The exercise >> Leave out the pictures and repeat the rest of the material exactly.

[Source code of charts]

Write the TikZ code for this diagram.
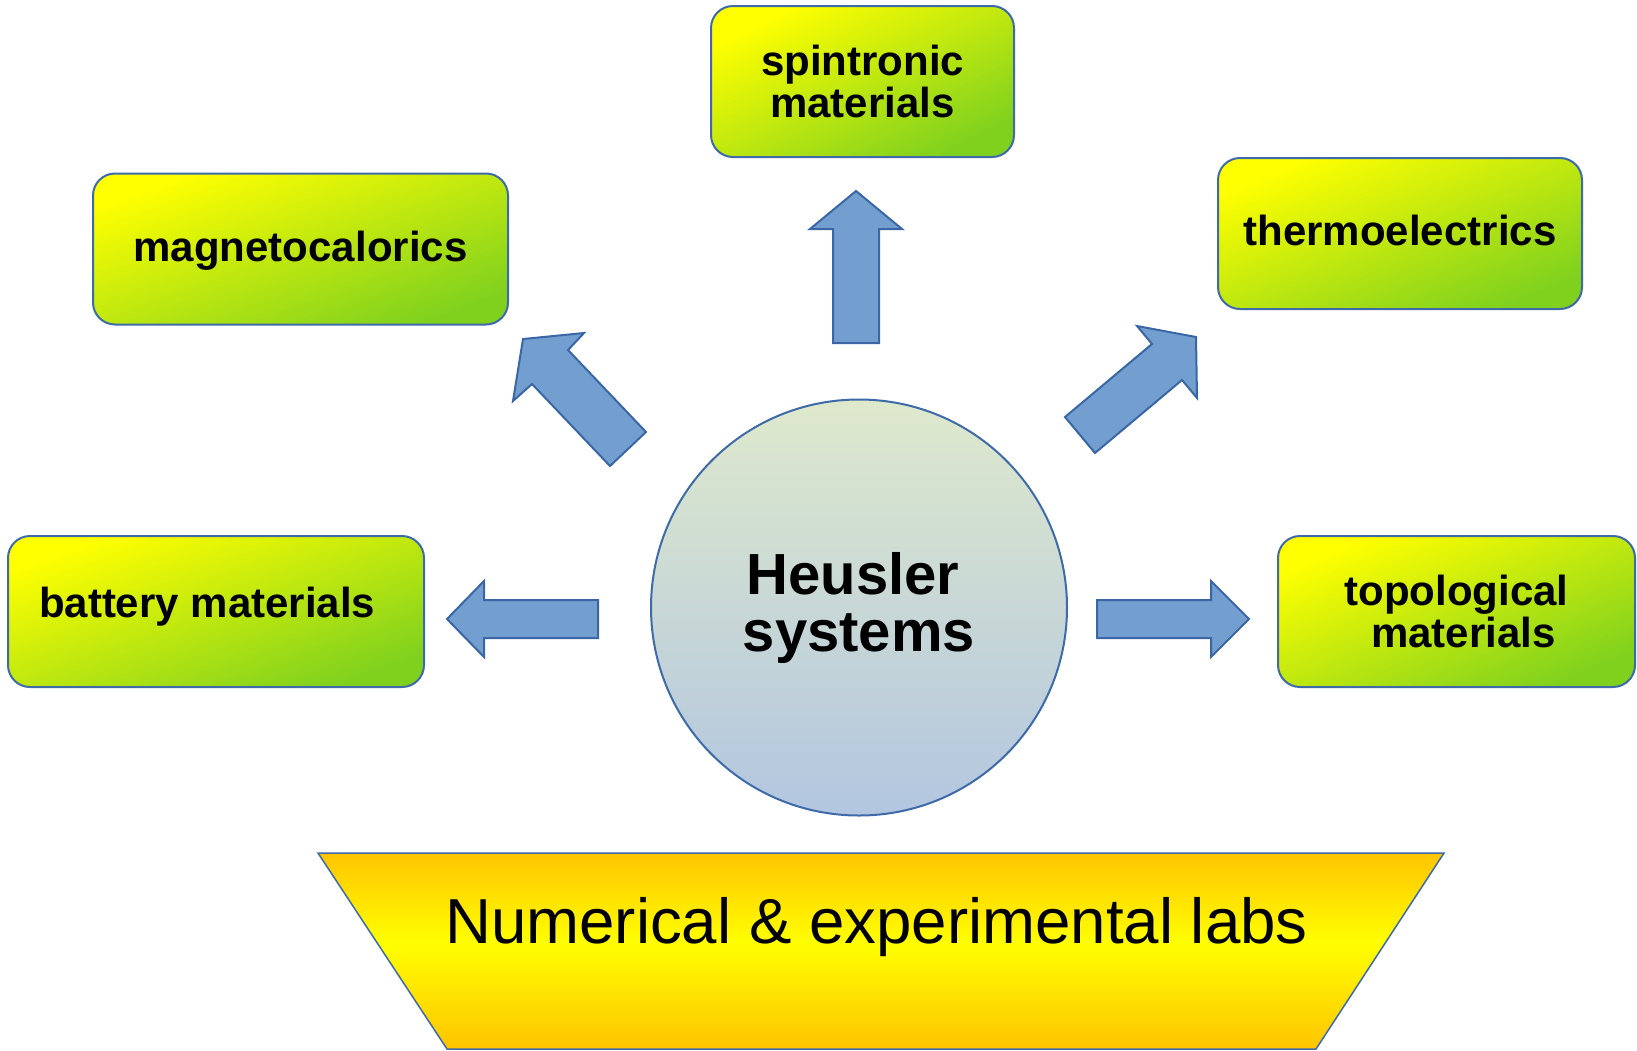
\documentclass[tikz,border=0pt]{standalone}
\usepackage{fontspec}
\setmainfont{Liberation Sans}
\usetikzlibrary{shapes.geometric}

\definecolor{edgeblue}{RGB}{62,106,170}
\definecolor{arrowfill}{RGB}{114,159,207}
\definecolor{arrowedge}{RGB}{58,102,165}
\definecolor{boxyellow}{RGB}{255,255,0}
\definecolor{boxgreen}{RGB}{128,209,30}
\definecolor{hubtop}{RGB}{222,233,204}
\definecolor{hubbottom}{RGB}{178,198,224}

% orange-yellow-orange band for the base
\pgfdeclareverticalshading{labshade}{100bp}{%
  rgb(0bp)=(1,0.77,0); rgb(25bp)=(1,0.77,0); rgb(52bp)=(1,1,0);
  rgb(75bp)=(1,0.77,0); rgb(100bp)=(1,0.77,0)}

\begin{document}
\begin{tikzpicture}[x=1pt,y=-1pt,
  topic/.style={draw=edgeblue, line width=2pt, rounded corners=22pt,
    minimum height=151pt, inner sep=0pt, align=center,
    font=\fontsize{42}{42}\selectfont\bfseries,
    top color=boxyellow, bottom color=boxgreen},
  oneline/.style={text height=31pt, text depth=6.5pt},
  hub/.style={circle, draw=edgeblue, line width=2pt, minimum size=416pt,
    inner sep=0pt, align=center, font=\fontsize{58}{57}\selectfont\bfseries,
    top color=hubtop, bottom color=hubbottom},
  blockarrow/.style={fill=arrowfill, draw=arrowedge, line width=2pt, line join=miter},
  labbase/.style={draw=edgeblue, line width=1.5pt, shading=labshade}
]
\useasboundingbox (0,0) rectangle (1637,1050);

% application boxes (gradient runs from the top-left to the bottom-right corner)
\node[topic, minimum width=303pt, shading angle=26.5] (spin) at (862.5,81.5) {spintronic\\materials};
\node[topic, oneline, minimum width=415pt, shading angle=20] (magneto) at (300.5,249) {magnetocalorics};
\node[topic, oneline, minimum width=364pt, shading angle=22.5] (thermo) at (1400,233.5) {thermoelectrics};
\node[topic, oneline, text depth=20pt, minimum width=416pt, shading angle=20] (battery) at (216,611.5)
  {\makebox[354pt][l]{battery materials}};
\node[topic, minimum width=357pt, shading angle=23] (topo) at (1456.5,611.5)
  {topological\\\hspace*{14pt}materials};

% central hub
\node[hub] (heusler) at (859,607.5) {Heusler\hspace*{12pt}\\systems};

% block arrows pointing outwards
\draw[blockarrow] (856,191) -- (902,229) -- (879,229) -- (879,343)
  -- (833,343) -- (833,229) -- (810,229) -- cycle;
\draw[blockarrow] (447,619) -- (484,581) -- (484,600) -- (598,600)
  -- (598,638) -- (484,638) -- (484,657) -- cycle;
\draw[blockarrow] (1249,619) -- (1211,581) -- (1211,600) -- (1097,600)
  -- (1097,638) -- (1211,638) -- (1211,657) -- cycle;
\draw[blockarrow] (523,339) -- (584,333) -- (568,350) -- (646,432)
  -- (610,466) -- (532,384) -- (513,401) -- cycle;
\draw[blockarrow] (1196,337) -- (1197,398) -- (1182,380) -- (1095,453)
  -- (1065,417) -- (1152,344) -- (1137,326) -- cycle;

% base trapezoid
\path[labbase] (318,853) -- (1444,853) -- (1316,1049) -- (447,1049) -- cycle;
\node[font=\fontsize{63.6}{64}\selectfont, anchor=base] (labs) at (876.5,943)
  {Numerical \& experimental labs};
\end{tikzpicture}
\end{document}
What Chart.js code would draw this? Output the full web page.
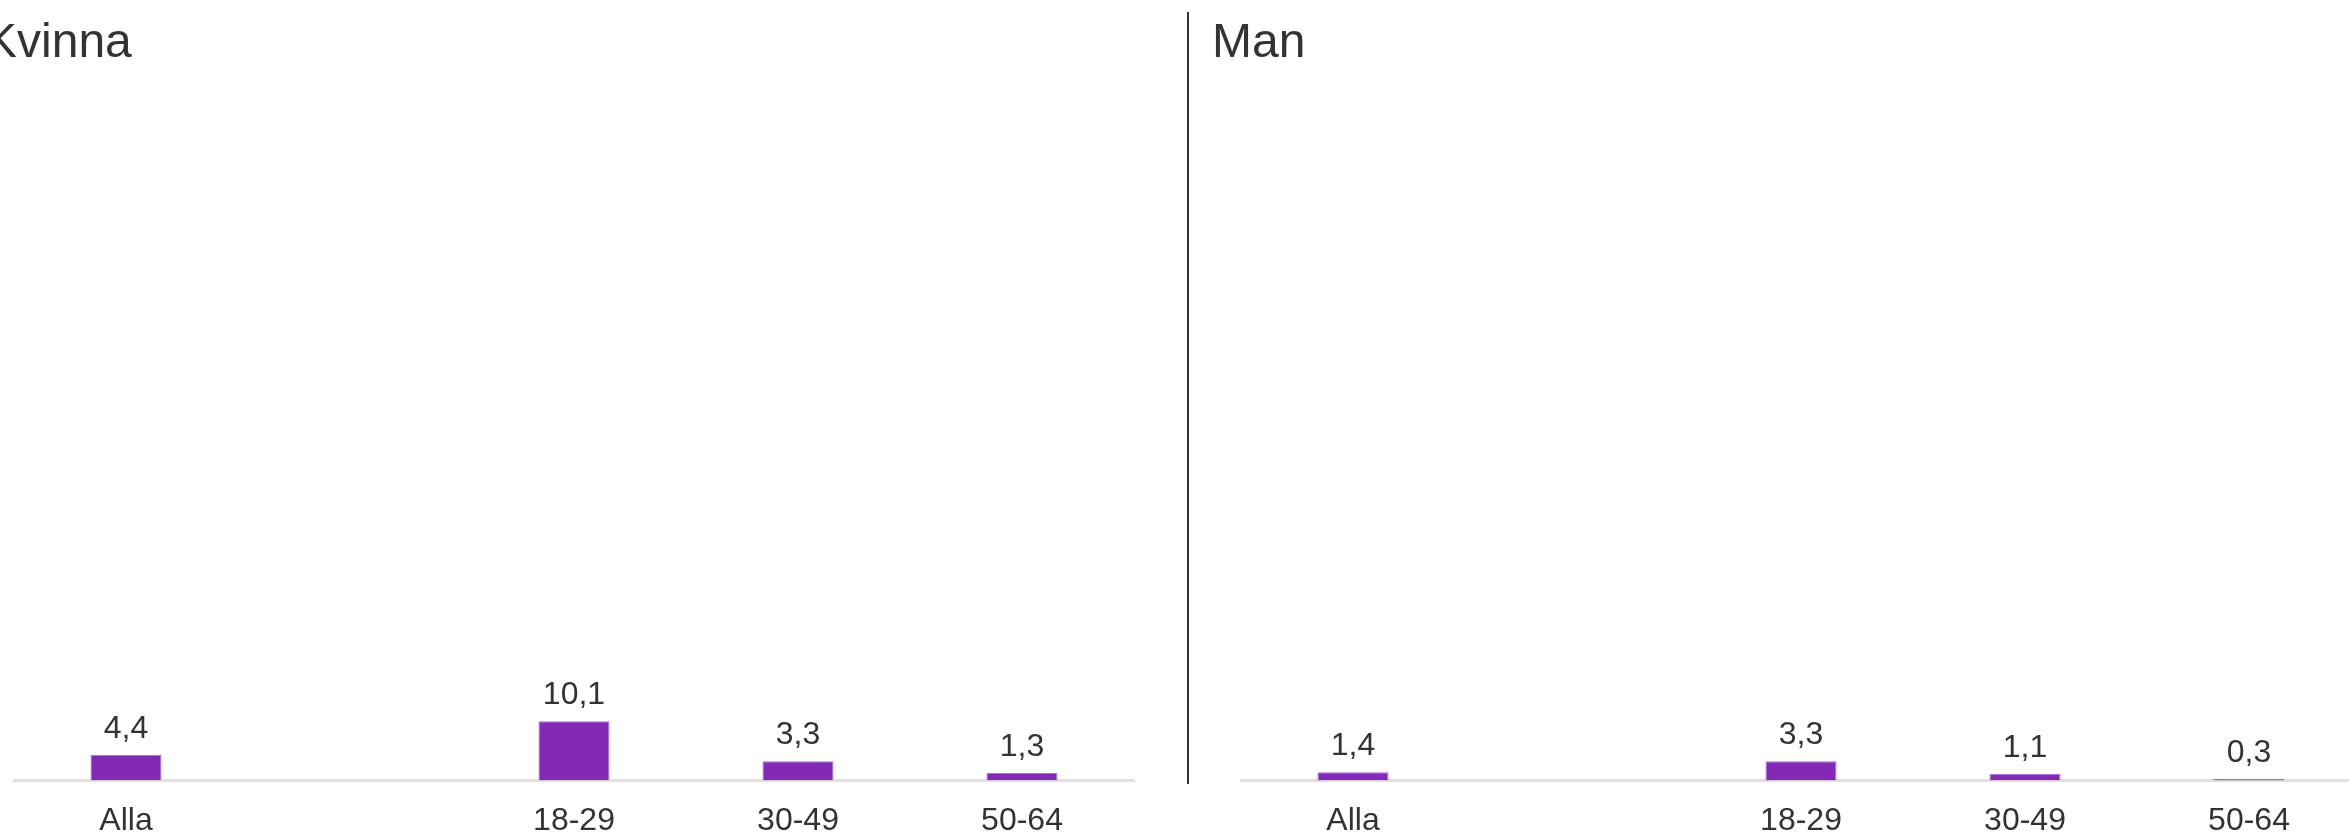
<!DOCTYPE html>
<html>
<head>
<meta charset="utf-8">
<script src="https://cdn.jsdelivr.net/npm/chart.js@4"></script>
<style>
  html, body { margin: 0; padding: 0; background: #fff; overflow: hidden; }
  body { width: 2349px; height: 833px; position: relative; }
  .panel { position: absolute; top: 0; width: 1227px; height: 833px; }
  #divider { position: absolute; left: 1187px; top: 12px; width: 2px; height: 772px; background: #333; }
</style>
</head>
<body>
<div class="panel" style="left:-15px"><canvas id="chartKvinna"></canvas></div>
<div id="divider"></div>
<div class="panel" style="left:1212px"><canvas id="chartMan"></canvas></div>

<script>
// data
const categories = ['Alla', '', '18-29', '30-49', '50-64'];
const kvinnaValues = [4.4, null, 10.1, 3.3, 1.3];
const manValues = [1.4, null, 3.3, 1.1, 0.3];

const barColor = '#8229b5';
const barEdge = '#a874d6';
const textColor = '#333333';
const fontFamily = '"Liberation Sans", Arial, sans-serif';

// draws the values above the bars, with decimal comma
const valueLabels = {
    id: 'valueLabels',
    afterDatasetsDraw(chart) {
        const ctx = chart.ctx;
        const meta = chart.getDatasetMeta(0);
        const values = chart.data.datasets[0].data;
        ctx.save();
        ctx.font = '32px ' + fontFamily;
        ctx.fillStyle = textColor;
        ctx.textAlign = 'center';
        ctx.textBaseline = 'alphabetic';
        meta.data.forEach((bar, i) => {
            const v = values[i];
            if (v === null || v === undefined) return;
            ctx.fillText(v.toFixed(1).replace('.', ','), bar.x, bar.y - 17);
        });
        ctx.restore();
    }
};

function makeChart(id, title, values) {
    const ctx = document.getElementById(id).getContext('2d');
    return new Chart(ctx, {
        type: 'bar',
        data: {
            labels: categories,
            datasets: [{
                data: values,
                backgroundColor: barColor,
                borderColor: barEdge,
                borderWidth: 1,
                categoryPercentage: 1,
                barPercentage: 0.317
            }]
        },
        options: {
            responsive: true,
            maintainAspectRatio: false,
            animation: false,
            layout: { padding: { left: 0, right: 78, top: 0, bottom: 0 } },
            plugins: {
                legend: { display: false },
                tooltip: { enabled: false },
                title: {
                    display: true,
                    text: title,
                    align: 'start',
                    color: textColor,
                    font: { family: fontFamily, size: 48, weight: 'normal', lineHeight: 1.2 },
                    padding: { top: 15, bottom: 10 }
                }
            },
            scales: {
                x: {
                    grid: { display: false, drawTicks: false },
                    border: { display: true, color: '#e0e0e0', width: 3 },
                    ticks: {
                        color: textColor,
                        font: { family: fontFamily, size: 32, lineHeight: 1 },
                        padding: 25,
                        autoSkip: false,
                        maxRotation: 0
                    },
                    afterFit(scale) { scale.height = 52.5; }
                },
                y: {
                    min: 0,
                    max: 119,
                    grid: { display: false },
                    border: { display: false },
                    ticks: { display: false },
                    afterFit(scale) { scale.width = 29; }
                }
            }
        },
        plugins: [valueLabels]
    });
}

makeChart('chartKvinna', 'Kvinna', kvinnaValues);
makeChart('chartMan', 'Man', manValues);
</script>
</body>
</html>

Solution for this problem >>
Write the TikZ code for this diagram.
\documentclass[tikz,border=0pt]{standalone}
\usepackage{fontspec}
\setmainfont{Liberation Sans}
\usetikzlibrary{shapes.geometric}

\definecolor{edgeblue}{RGB}{62,106,170}
\definecolor{arrowfill}{RGB}{114,159,207}
\definecolor{arrowedge}{RGB}{58,102,165}
\definecolor{boxyellow}{RGB}{255,255,0}
\definecolor{boxgreen}{RGB}{128,209,30}
\definecolor{hubtop}{RGB}{222,233,204}
\definecolor{hubbottom}{RGB}{178,198,224}

% orange-yellow-orange band for the base
\pgfdeclareverticalshading{labshade}{100bp}{%
  rgb(0bp)=(1,0.77,0); rgb(25bp)=(1,0.77,0); rgb(52bp)=(1,1,0);
  rgb(75bp)=(1,0.77,0); rgb(100bp)=(1,0.77,0)}

\begin{document}
\begin{tikzpicture}[x=1pt,y=-1pt,
  topic/.style={draw=edgeblue, line width=2pt, rounded corners=22pt,
    minimum height=151pt, inner sep=0pt, align=center,
    font=\fontsize{42}{42}\selectfont\bfseries,
    top color=boxyellow, bottom color=boxgreen},
  oneline/.style={text height=31pt, text depth=6.5pt},
  hub/.style={circle, draw=edgeblue, line width=2pt, minimum size=416pt,
    inner sep=0pt, align=center, font=\fontsize{58}{57}\selectfont\bfseries,
    top color=hubtop, bottom color=hubbottom},
  blockarrow/.style={fill=arrowfill, draw=arrowedge, line width=2pt, line join=miter},
  labbase/.style={draw=edgeblue, line width=1.5pt, shading=labshade}
]
\useasboundingbox (0,0) rectangle (1637,1050);

% application boxes (gradient runs from the top-left to the bottom-right corner)
\node[topic, minimum width=303pt, shading angle=26.5] (spin) at (862.5,81.5) {spintronic\\materials};
\node[topic, oneline, minimum width=415pt, shading angle=20] (magneto) at (300.5,249) {magnetocalorics};
\node[topic, oneline, minimum width=364pt, shading angle=22.5] (thermo) at (1400,233.5) {thermoelectrics};
\node[topic, oneline, text depth=20pt, minimum width=416pt, shading angle=20] (battery) at (216,611.5)
  {\makebox[354pt][l]{battery materials}};
\node[topic, minimum width=357pt, shading angle=23] (topo) at (1456.5,611.5)
  {topological\\\hspace*{14pt}materials};

% central hub
\node[hub] (heusler) at (859,607.5) {Heusler\hspace*{12pt}\\systems};

% block arrows pointing outwards
\draw[blockarrow] (856,191) -- (902,229) -- (879,229) -- (879,343)
  -- (833,343) -- (833,229) -- (810,229) -- cycle;
\draw[blockarrow] (447,619) -- (484,581) -- (484,600) -- (598,600)
  -- (598,638) -- (484,638) -- (484,657) -- cycle;
\draw[blockarrow] (1249,619) -- (1211,581) -- (1211,600) -- (1097,600)
  -- (1097,638) -- (1211,638) -- (1211,657) -- cycle;
\draw[blockarrow] (523,339) -- (584,333) -- (568,350) -- (646,432)
  -- (610,466) -- (532,384) -- (513,401) -- cycle;
\draw[blockarrow] (1196,337) -- (1197,398) -- (1182,380) -- (1095,453)
  -- (1065,417) -- (1152,344) -- (1137,326) -- cycle;

% base trapezoid
\path[labbase] (318,853) -- (1444,853) -- (1316,1049) -- (447,1049) -- cycle;
\node[font=\fontsize{63.6}{64}\selectfont, anchor=base] (labs) at (876.5,943)
  {Numerical \& experimental labs};
\end{tikzpicture}
\end{document}
What Chart.js code would draw this? Output the full web page.
<!DOCTYPE html>
<html>
<head>
<meta charset="utf-8">
<script src="https://cdn.jsdelivr.net/npm/chart.js@4"></script>
<style>
  html, body { margin: 0; padding: 0; background: #fff; overflow: hidden; }
  body { width: 2349px; height: 833px; position: relative; }
  .panel { position: absolute; top: 0; width: 1227px; height: 833px; }
  #divider { position: absolute; left: 1187px; top: 12px; width: 2px; height: 772px; background: #333; }
</style>
</head>
<body>
<div class="panel" style="left:-15px"><canvas id="chartKvinna"></canvas></div>
<div id="divider"></div>
<div class="panel" style="left:1212px"><canvas id="chartMan"></canvas></div>

<script>
// data
const categories = ['Alla', '', '18-29', '30-49', '50-64'];
const kvinnaValues = [4.4, null, 10.1, 3.3, 1.3];
const manValues = [1.4, null, 3.3, 1.1, 0.3];

const barColor = '#8229b5';
const barEdge = '#a874d6';
const textColor = '#333333';
const fontFamily = '"Liberation Sans", Arial, sans-serif';

// draws the values above the bars, with decimal comma
const valueLabels = {
    id: 'valueLabels',
    afterDatasetsDraw(chart) {
        const ctx = chart.ctx;
        const meta = chart.getDatasetMeta(0);
        const values = chart.data.datasets[0].data;
        ctx.save();
        ctx.font = '32px ' + fontFamily;
        ctx.fillStyle = textColor;
        ctx.textAlign = 'center';
        ctx.textBaseline = 'alphabetic';
        meta.data.forEach((bar, i) => {
            const v = values[i];
            if (v === null || v === undefined) return;
            ctx.fillText(v.toFixed(1).replace('.', ','), bar.x, bar.y - 17);
        });
        ctx.restore();
    }
};

function makeChart(id, title, values) {
    const ctx = document.getElementById(id).getContext('2d');
    return new Chart(ctx, {
        type: 'bar',
        data: {
            labels: categories,
            datasets: [{
                data: values,
                backgroundColor: barColor,
                borderColor: barEdge,
                borderWidth: 1,
                categoryPercentage: 1,
                barPercentage: 0.317
            }]
        },
        options: {
            responsive: true,
            maintainAspectRatio: false,
            animation: false,
            layout: { padding: { left: 0, right: 78, top: 0, bottom: 0 } },
            plugins: {
                legend: { display: false },
                tooltip: { enabled: false },
                title: {
                    display: true,
                    text: title,
                    align: 'start',
                    color: textColor,
                    font: { family: fontFamily, size: 48, weight: 'normal', lineHeight: 1.2 },
                    padding: { top: 15, bottom: 10 }
                }
            },
            scales: {
                x: {
                    grid: { display: false, drawTicks: false },
                    border: { display: true, color: '#e0e0e0', width: 3 },
                    ticks: {
                        color: textColor,
                        font: { family: fontFamily, size: 32, lineHeight: 1 },
                        padding: 25,
                        autoSkip: false,
                        maxRotation: 0
                    },
                    afterFit(scale) { scale.height = 52.5; }
                },
                y: {
                    min: 0,
                    max: 119,
                    grid: { display: false },
                    border: { display: false },
                    ticks: { display: false },
                    afterFit(scale) { scale.width = 29; }
                }
            }
        },
        plugins: [valueLabels]
    });
}

makeChart('chartKvinna', 'Kvinna', kvinnaValues);
makeChart('chartMan', 'Man', manValues);
</script>
</body>
</html>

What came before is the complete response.